Ed, with all due respect, I disagree. Americans cannot disassociate themselves from their failure to respond to Bush’s crimes as they were happening. If Americans really want to disassociate themselves, they will publicly protest these crimes, so the administration, which acts in our behalf knows where we stand.

Second, I believe that it would be bad for the nation to bring the former president to trial for war crimes. There is no chance he would be convicted in a US court of law (he’s appointed the judges, remember?) It would be a symbolic act without teeth. Further, I believe that it would distract the citizenry and the legislators from what the new administration is trying to do.

What I think should occur is that the new president should make a public policy statement that the United States Government opposes the use of torture and it will not be used by any agency of this country. The new president should publicly, condemn, chastise, disagree with, and disavow the decisions made by the former administration as not being in keeping with US policy.

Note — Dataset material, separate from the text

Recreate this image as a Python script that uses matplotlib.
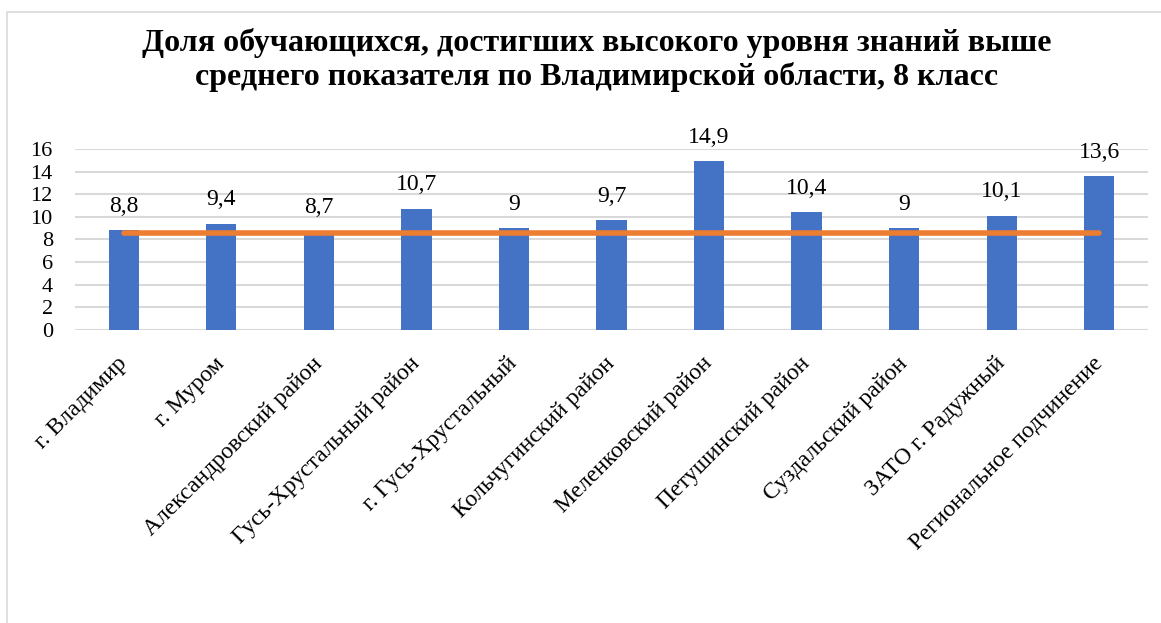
import matplotlib.pyplot as plt
from matplotlib.patches import Rectangle

# данные диаграммы
районы = ['г. Владимир', 'г. Муром', 'Александровский район', 'Гусь-Хрустальный район',
          'г. Гусь-Хрустальный', 'Кольчугинский район', 'Меленковский район',
          'Петушинский район', 'Суздальский район', 'ЗАТО г. Радужный',
          'Региональное подчинение']
доля = [8.8, 9.4, 8.7, 10.7, 9, 9.7, 14.9, 10.4, 9, 10.1, 13.6]
среднее_по_области = 8.6
деления_y = [0, 2, 4, 6, 8, 10, 12, 14, 16]

plt.rcParams['font.family'] = ['Liberation Serif', 'DejaVu Serif']

fig = plt.figure(figsize=(11.61, 6.23), dpi=100)
# рамка диаграммы
fig.patches.append(Rectangle((7 / 1161, -0.1), 1.2, 1 - 12 / 623 + 0.1,
                             transform=fig.transFigure, fill=False,
                             edgecolor='#d9d9d9', linewidth=1.2))

ax = fig.add_axes([75 / 1161, 1 - 330 / 623, (1148 - 75) / 1161, (330 - 149) / 623])

x = range(len(районы))
ax.bar(x, доля, width=0.31, color='#4472c4', zorder=3)
ax.plot([0, len(районы) - 1], [среднее_по_области] * 2, color='#ed7d31',
        linewidth=4, solid_capstyle='round', zorder=4)

for xi, v in zip(x, доля):
    ax.text(xi, v + 1.2, f'{v:g}'.replace('.', ','), ha='center', va='bottom',
            fontsize=17, zorder=5)

ax.set_ylim(0, 16)
ax.set_xlim(-0.5, len(районы) - 0.5)
ax.set_yticks(деления_y)
ax.set_yticklabels([str(t) for t in деления_y], fontsize=16)
ax.yaxis.grid(True, color='#d9d9d9', linewidth=1.5, zorder=0)
ax.set_axisbelow(True)
for s in ax.spines.values():
    s.set_visible(False)
ax.tick_params(axis='both', length=0)
ax.tick_params(axis='y', pad=16)

ax.set_xticks(list(x))
ax.set_xticklabels(районы, rotation=45, ha='right', va='center',
                   rotation_mode='anchor', fontsize=17)
ax.tick_params(axis='x', pad=22)

fig.text(597 / 1161, 1 - 60 / 623,
         'Доля обучающихся, достигших высокого уровня знаний выше\n'
         'среднего показателя по Владимирской области, 8 класс',
         ha='center', va='center', fontsize=23, fontweight='bold', linespacing=1.15)

fig.savefig('out.png', dpi=100)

The new president must reclaim the high moral ground for the US, and the citizens must support him.

2/06/2008 06:30:00 PM  
Blogger Joseph Giannasio said...

What I think should occur...
...and the citizens must support him.


In other words business as usual.

I believe that it would be bad for the nation to bring the former president to trial for war crimes.

on the contrary It would break those who hold these arrogant beliefs:

The extent to which American exceptionalism is embedded in the national psyche is awesome to behold.

While the United States is a country like any other, its citizens no more special than any others on the planet, Americans still react with surprise at the suggestion that their country could be held responsible for something as heinous as a war crime....
...Howard Zinn recently described this as our "inability to think outside the boundaries of nationalism. We are penned in by the arrogant idea that this country is the center of the universe, exceptionally virtuous, admirable, superior."

Most Americans firmly believe there is nothing the United States or its political leadership could possibly do that could equate to the crimes of Hitler's Third Reich. The Nazis are our "gold standard of evil," as author John Dolan once put it.


It's time we join the global community, we cannot stand outside it much longer, and continue to strong arm other democracies through political or economic means.
The Euro will be our downfall if we do.

2/06/2008 06:50:00 PM  
Blogger George said...

We are all responsible by our silence.

Saying something now doesn't let us off the hook.

2/06/2008 06:56:00 PM  
Blogger George said...

FWIW, the Euro is overvalued and causing economic problems in the EU. The dollar is bottoming with the end of the Bush administration.

2/06/2008 06:59:00 PM  
Blogger Betta said...

Hello from someone in the global community. Looking forward to the day you join us.

Speaking for myself, let me just say I am watching the events in America with great interest and dare I say, hope.

2/07/2008 02:00:00 AM  
Anonymous Anonymous said...

We have been conditioned to accept torture. The most blatant example is "24". We watch devastated people daily on tv news as entertainment. Fox's lies have seeped into our psyche. Our outrage has become an intellectual exercise because no one in government listens to hundreds of thousands of protesters in the streets. Thus the appeal of an oratory of forgiveness. We need to forgive ourselves for allowing this man to undermine our Constitution with our collective blessing. We want instant forgiveness.